# Teclado 4x4 en el puerto D del pic16f877a....ccs c



## japifer (Jun 24, 2009)

hola a todos bueno consulto una ves mas en este foro por el siguiente problema que me estoy enfrentando hace mas de una semana, por ende e tenido que acudir a ustedes, bueno mi problemas es el siguiente:
antes que todo estoy usando el pic16f877a y estoy programando en el compilador de CCS C, bueno estoy tratando de manejar un teclado 4x4 en el puerto D del pic, y por que no uso otros puertos ? por que ya los tengo ocupados, pero no me funciona nada e intentado casi de todo lo que esta en mi imaginacion pero nada, no logro optener un dato del teclado e echo el barrido eso de que dejo las columnas como entradas y ago unbarrido por las filas y tampoco me sale, bueno si alguien me pudiese ayudar con la programacion de este teclado seria de verdad grandioso, bueno que esten bien salu2.


PD=(el puerto D no tiene resistencia pull ups  >;(   ).


----------



## DRACON (Jun 26, 2009)

hola q tal japifer capaz podria ayudarte si me pusieras tu programa del teclado y asi ver en q estas fallando yo e realizado lo mismo pero en ves del puerto D use el B por las resistencias pull ups
y las interrupciones para el puerto voy a buscar el archivo y luego te estare comentando 

Saludos............


----------



## troniks89 (Nov 11, 2009)

Que pues  dracon me interesa el teclado por el puerto B, con interrupciones. no se si puedas subir el archivo de tu codigo.
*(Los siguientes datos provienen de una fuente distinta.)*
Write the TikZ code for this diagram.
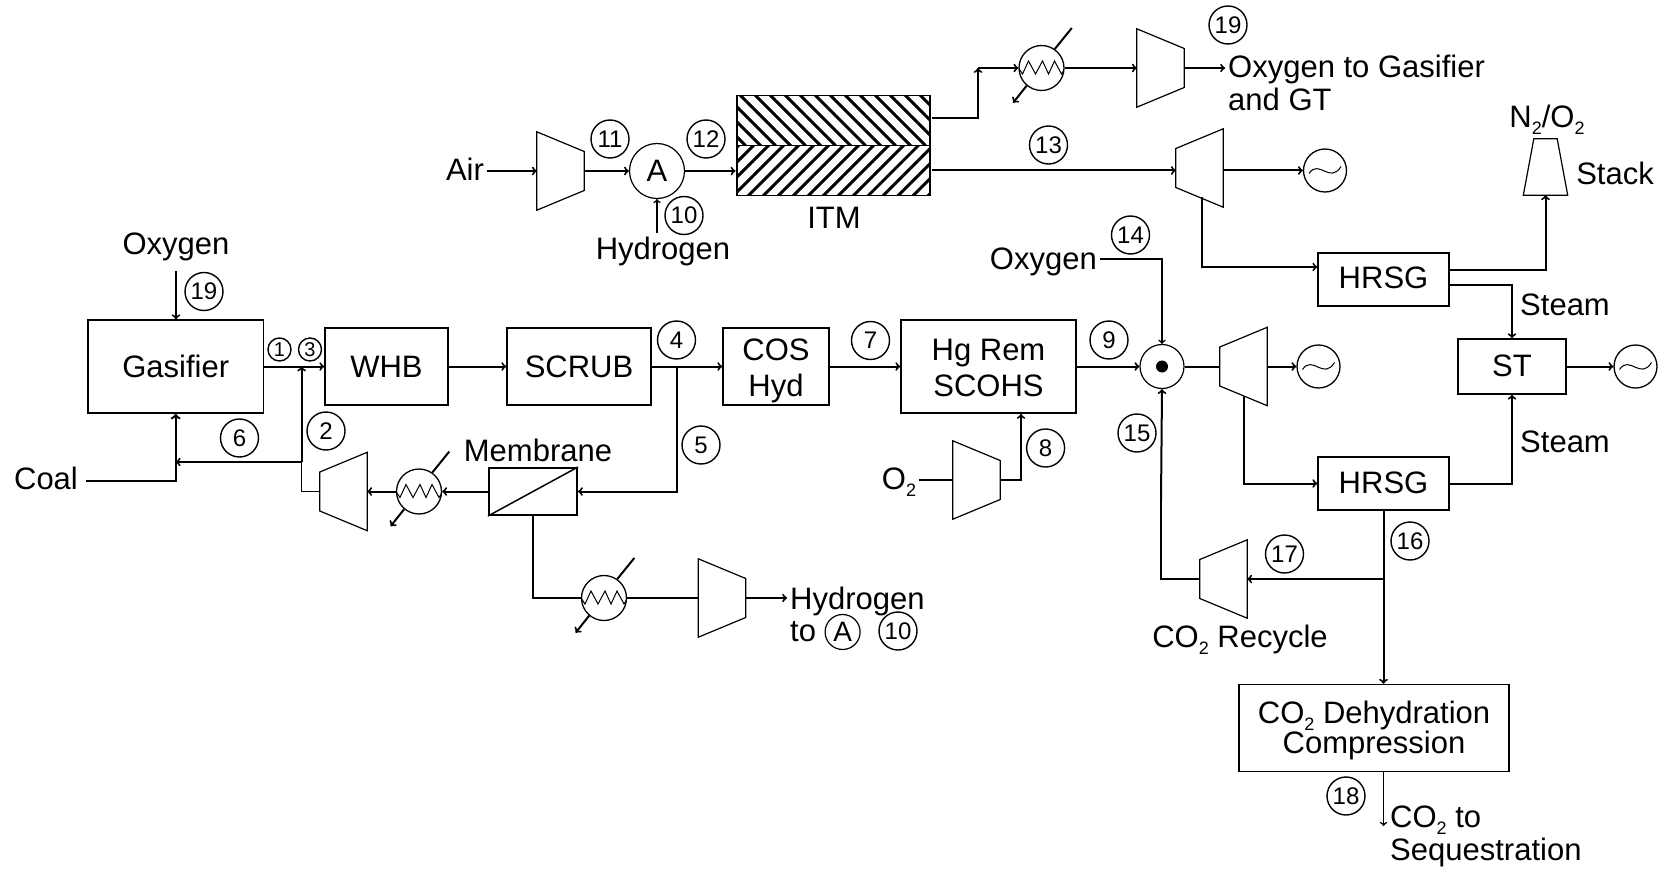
\documentclass[tikz,border=0pt]{standalone}
\usepackage{fontspec}
\setmainfont{Liberation Sans}
\usetikzlibrary{shapes,patterns.meta}
\newcommand{\subtwo}{\smash{\raisebox{-7pt}{\fontsize{18}{18}\selectfont 2}}}
\tikzset{
  txt/.style={inner sep=3pt,font=\fontsize{31}{33}\selectfont},
  tag/.style={circle,draw,line width=1.4pt,inner sep=0pt,minimum size=38pt,font=\fontsize{24}{24}\selectfont},
  tagsmall/.style={tag,minimum size=23pt,font=\fontsize{20}{20}\selectfont},
  unit/.style={draw,line width=1.5pt,inner sep=0pt,align=center,font=\fontsize{31}{36}\selectfont},
  flow/.style={->,line width=2pt},
  flowthin/.style={->,line width=1.6pt},
  pipe/.style={line width=2pt},
  pipethin/.style={line width=1.5pt},
  compr/.style={inner sep=0pt,minimum width=47pt,minimum height=78pt,append after command={\pgfextra{
    \draw[line width=1.2pt] (\tikzlastnode.north west) -- ([yshift=19.5pt]\tikzlastnode.east) -- ([yshift=-19.5pt]\tikzlastnode.east) -- (\tikzlastnode.south west) -- cycle;}}},
  turb/.style={inner sep=0pt,minimum width=47pt,minimum height=78pt,append after command={\pgfextra{
    \draw[line width=1.2pt] (\tikzlastnode.north east) -- ([yshift=19.5pt]\tikzlastnode.west) -- ([yshift=-19.5pt]\tikzlastnode.west) -- (\tikzlastnode.south east) -- cycle;}}},
  stackshape/.style={inner sep=0pt,minimum width=44pt,minimum height=56pt,append after command={\pgfextra{
    \draw[line width=1.2pt] (\tikzlastnode.south west) -- ([xshift=10.5pt]\tikzlastnode.north west) -- ([xshift=-10.5pt]\tikzlastnode.north east) -- (\tikzlastnode.south east) -- cycle;}}},
  hx/.style={circle,draw,line width=1.3pt,inner sep=0pt,minimum size=45pt,path picture={
    \draw[line width=1pt,shift={(path picture bounding box.center)}] (-23,0) -- (-19,6) -- (-13,-7) -- (-6,6) -- (1,-7) -- (7,6) -- (13,-7) -- (20,6) -- (24,0);}},
  gen/.style={circle,draw,line width=1.3pt,inner sep=0pt,minimum size=43pt,path picture={
    \draw[line width=1pt,shift={(path picture bounding box.center)}] (-16,3) .. controls (-6,-12) and (5,14) .. (16,-4);}},
  itmpart/.style={draw,line width=1.6pt,inner sep=0pt,minimum width=193pt,minimum height=50pt},
}

\begin{document}
\begin{tikzpicture}[x=1pt,y=-1pt]
  \useasboundingbox (0,0) rectangle (1675,869);

  % air side and ITM
  \node[txt] (air) at (465,169) {Air};
  \node[compr] (aircomp) at (560.5,171) {};
  \node[circle,draw,line width=1.2pt,inner sep=0pt,minimum size=55pt,font=\fontsize{31}{36}\selectfont] (mixa) at (657,171) {A};
  \node[txt] (hydin) at (663,251) {Hydrogen};
  \node[itmpart,pattern={Lines[angle=-45,distance=10.6pt,line width=3pt]}] (itmtop) at (833.5,120.5) {};
  \node[itmpart,pattern={Lines[angle=45,distance=10.6pt,line width=3pt]}] (itmbot) at (833.5,170.5) {};
  \node[txt] (itm) at (834,218) {ITM};
  \node[tag] (t11) at (610,139) {11};
  \node[tag] (t12) at (706,139) {12};
  \node[tag] (t10a) at (684,215.5) {10};
  \draw[flow] (air.east |- aircomp.west) -- (aircomp.west);
  \draw[flow] (aircomp.east) -- (mixa);
  \draw[flowthin] (mixa.south |- hydin.north) -- (mixa.south);
  \draw[flow] (mixa) -- (mixa -| itmbot.west);

  % oxygen train
  \coordinate (itmup) at (978,68);
  \node[hx] (hxa) at (1041.5,68) {};
  \node[compr] (oxcomp) at (1160.5,68) {};
  \node[txt,anchor=west,align=left] (oxout) at (1225,83) {Oxygen to Gasifier\\and GT};
  \node[tag] (t19a) at (1228,25) {19};
  \draw[flow] ([yshift=2.5pt]itmtop.east) -| (itmup);
  \draw[flow] (itmup) -- (hxa);
  \draw[flow] (hxa) -- (oxcomp.west);
  \draw[flow] (oxcomp.east) -- (oxcomp.east -| oxout.west);
  \draw[pipe] (hxa.55) -- +(17,-21);
  \draw[flow] (hxa.230) -- +(-13.5,17);

  % hot turbine and upper HRSG
  \node[turb] (hotturb) at (1199.5,168) {};
  \node[gen] (gena) at (1325,170.5) {};
  \node[tag] (t13) at (1048.5,145) {13};
  \node[unit,minimum width=131pt,minimum height=53pt,text depth=4pt] (hrsga) at (1383.5,279.5) {HRSG};
  \node[stackshape] (stack) at (1545.5,167) {};
  \node[txt] (n2o2) at (1547,116) {N\subtwo/O\subtwo};
  \node[txt] (stacktxt) at (1615,173) {Stack};
  \draw[flow] (itmbot.east) -- (itmbot.east -| hotturb.west);
  \draw[flow] (gena -| hotturb.east) -- (gena);
  \draw[flow] ([xshift=2.5pt,yshift=10pt]hotturb.south) |- ([yshift=12.5pt]hrsga.west);
  \draw[flow] ([yshift=9.5pt]hrsga.east) -| (stack.south);

  % gasifier train
  \node[txt] (oxgas) at (176,247) {Oxygen};
  \node[tag] (t19b) at (204,291.5) {19};
  \node[unit,minimum width=175.5pt,minimum height=93pt] (gasifier) at (175.7,366.5) {Gasifier};
  \node[txt] (coal) at (46,478) {Coal};
  \node[unit,minimum width=123pt,minimum height=77pt] (whb) at (386.5,366.5) {WHB};
  \node[unit,minimum width=144pt,minimum height=77pt] (scrub) at (579,366.5) {SCRUB};
  \node[unit,minimum width=106pt,minimum height=77pt] (cos) at (776,366.5) {\rule{0pt}{30pt}COS\\Hyd};
  \node[unit,minimum width=175pt,minimum height=93pt] (hgrem) at (988.5,366.5) {\rule{0pt}{24pt}Hg Rem\\SCOHS};
  \node[tagsmall] (t1) at (279.5,349.5) {1};
  \node[tagsmall] (t3) at (310,349.5) {3};
  \node[tag] (t4) at (676.5,340) {4};
  \node[tag] (t7) at (870.5,340.5) {7};
  \node[tag] (t6) at (239.5,438) {6};
  \node[tag] (t2) at (326,431) {2};
  \node[tag] (t5) at (701,445) {5};
  \coordinate (join3) at (301.6,366.5);
  \coordinate (join6) at (301.6,462);
  \coordinate (join4) at (677,366.5);
  \draw[flow] ([yshift=-7pt]oxgas.south) -- (gasifier.north -| oxgas);
  \draw[flow] (gasifier) -- (whb);
  \draw[flow] (whb) -- (scrub);
  \draw[flow] (scrub) -- (cos);
  \draw[flow] (cos) -- (hgrem);
  \draw[flow,line width=2.4pt] ([shift={(5pt,-3pt)}]coal.east) -| (gasifier.south);

  % membrane loop
  \node[unit,line width=2pt,minimum width=88pt,minimum height=47pt] (memb) at (533,491.5) {};
  \node[txt] (membtxt) at (538,450) {Membrane};
  \node[hx] (hxb) at (419,491.5) {};
  \node[turb] (recomp) at (343.5,491.5) {};
  \draw[line width=1.5pt] (memb.south west) -- (memb.north east);
  \draw[flow] (join4) |- (memb.east);
  \draw[flow] (memb.west) -- (hxb);
  \draw[flow] (hxb) -- (recomp.east);
  \draw[pipethin] (recomp.west) -| (join6);
  \draw[flow] (join6) -- (join3);
  \draw[flow] (join6) -- (join6 -| gasifier);
  \draw[pipe] (hxb.55) -- +(17,-21);
  \draw[flow] (hxb.230) -- +(-13.5,17);

  % hydrogen product
  \node[hx] (hxc) at (604,598) {};
  \node[compr] (hycomp) at (722,598) {};
  \node[txt,anchor=west] (hydout) at (787,601) {Hydrogen};
  \node[txt,anchor=west] (totxt) at (787,632) {to};
  \node[circle,draw,line width=1.2pt,inner sep=0pt,minimum size=35pt,font=\fontsize{28}{28}\selectfont] (refa) at (842.6,632) {A};
  \node[tag] (t10b) at (898,631) {10};
  \draw[pipethin] (memb.south) |- (hxc);
  \draw[pipe] (hxc) -- (hycomp.west);
  \draw[flow] (hycomp.east) -- (hycomp.east -| hydout.west);
  \draw[pipe] (hxc.55) -- +(17,-21);
  \draw[flow] (hxc.230) -- +(-13.5,17);

  % oxygen to the Hg step
  \node[txt] (oxtwo) at (899,479) {O\subtwo};
  \node[compr] (o2comp) at (976.5,480) {};
  \node[tag] (t8) at (1045.6,448) {8};
  \coordinate (o2up) at (1021,414);
  \draw[pipethin] (oxtwo.east |- o2comp.west) -- (o2comp.west);
  \draw[flow] (o2comp.east) -| (o2up);

  % gas turbine
  \node[circle,draw,line width=1.2pt,inner sep=0pt,minimum size=44pt] (mixb) at (1162,366.5) {};
  \node[circle,fill,inner sep=0pt,minimum size=12pt] (mixdot) at (mixb) {};
  \node[txt,anchor=east] (oxcc) at (1100,262) {Oxygen};
  \node[tag] (t14) at (1130.5,235) {14};
  \node[tag] (t9) at (1109,340) {9};
  \node[tag] (t15) at (1137,433) {15};
  \node[turb] (gasturb) at (1243.5,366.5) {};
  \node[gen] (genb) at (1318.5,366.5) {};
  \node[unit,minimum width=131pt,minimum height=53pt,text depth=2pt] (hrsgb) at (1383.5,483.5) {HRSG};
  \node[unit,minimum width=108pt,minimum height=55pt,text depth=1pt] (st) at (1512,366.5) {ST};
  \node[gen] (genc) at (1635.5,366.5) {};
  \node[txt] (steama) at (1565,305) {Steam};
  \node[txt] (steamb) at (1565,442) {Steam};
  \draw[flow] (hgrem) -- (mixb);
  \draw[flowthin] ([yshift=3pt]oxcc.east) -| (mixb.north);
  \draw[pipe] (mixb) -- (gasturb.west);
  \draw[flow] (gasturb.east) -- (genb);
  \draw[flow] ([yshift=10pt]gasturb.south) |- (hrsgb.west);
  \draw[flow] (st) -- (genc);
  \draw[flow] ([yshift=-5.5pt]hrsga.east) -| (st.north);
  \draw[flow] (hrsgb.east) -| (st.south);

  % CO2 recycle and dehydration
  \node[turb] (co2comp) at (1223.5,579) {};
  \node[txt] (co2txt) at (1240,639) {CO\subtwo\ Recycle};
  \node[tag] (t16) at (1410,541) {16};
  \node[tag] (t17) at (1284.5,554) {17};
  \node[tag] (t18) at (1346,796) {18};
  \node[unit,minimum width=270pt,minimum height=87pt,font=\fontsize{31}{30}\selectfont] (dehyd) at (1374,728) {\rule{0pt}{28pt}CO\subtwo\ Dehydration\\Compression};
  \node[txt,anchor=west,align=left] (seq) at (1387,836) {CO\subtwo\ to\\Sequestration};
  \coordinate (join16) at (1383.5,579);
  \coordinate (seqend) at (1383.5,826);
  \coordinate (recup) at (1161,500);
  \draw[flow] (hrsgb.south) -- (dehyd.north -| hrsgb.south);
  \draw[flow] (join16) -- (co2comp.east);
  \draw[pipethin] (co2comp.west) -| (recup);
  \draw[flow] (recup) -- (mixb.south);
  \draw[flowthin] (dehyd.south -| seqend) -- (seqend);
\end{tikzpicture}
\end{document}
Saludos.


----------



## ingdenis1 (Feb 24, 2010)

dracon a mi tambien me interesa por el puerto b podrias subir el archivo porfas


----------



## josb86 (May 23, 2012)

existe alguna libreria modificada para utilizar un teclado 4x4 en el puerto D de un pic 18f4550.


----------



## josb86 (Jun 4, 2012)

Aquí les coloco unas librerías para manejo de teclados 4X4, la librería original es llamada kdb2.c que trabaja en el puerto B yo la modifique un poco y ahora trabaja con el puerto D.

#include <16f877.h>
#use delay(clock=4000000)
#fuses xt,noprotect,nowdt
#include <kbd_portd.c> //libreria manejo TECLADO 4X4 puerto d
#include <lcd.c> //libreria manejo lcd 4 bits
#use fast_io(B)
#use fast_io(D)


///PROGRAMA
void main(void)
{
char c,limit; //variable donde se almacena tecla pulsada
signed char i;

   lcd_init(); //inicializa lcd

   lcd_putc(" Tecla:" ); //presentacion
   lcd_gotoxy(8,1); //donde se va a mostrar tecla
   delay_ms(500);
   lcd_putc("\f");

   for(i=0;i<16;i++){ //bucle...
      do{ //espera hasta...
         c=kbd_getc();
      }
      while(c==0); //...pulsar una tecla

     printf(lcd_putc,"%c",c);
   limit=i+1;
   } //...infinito

}


----------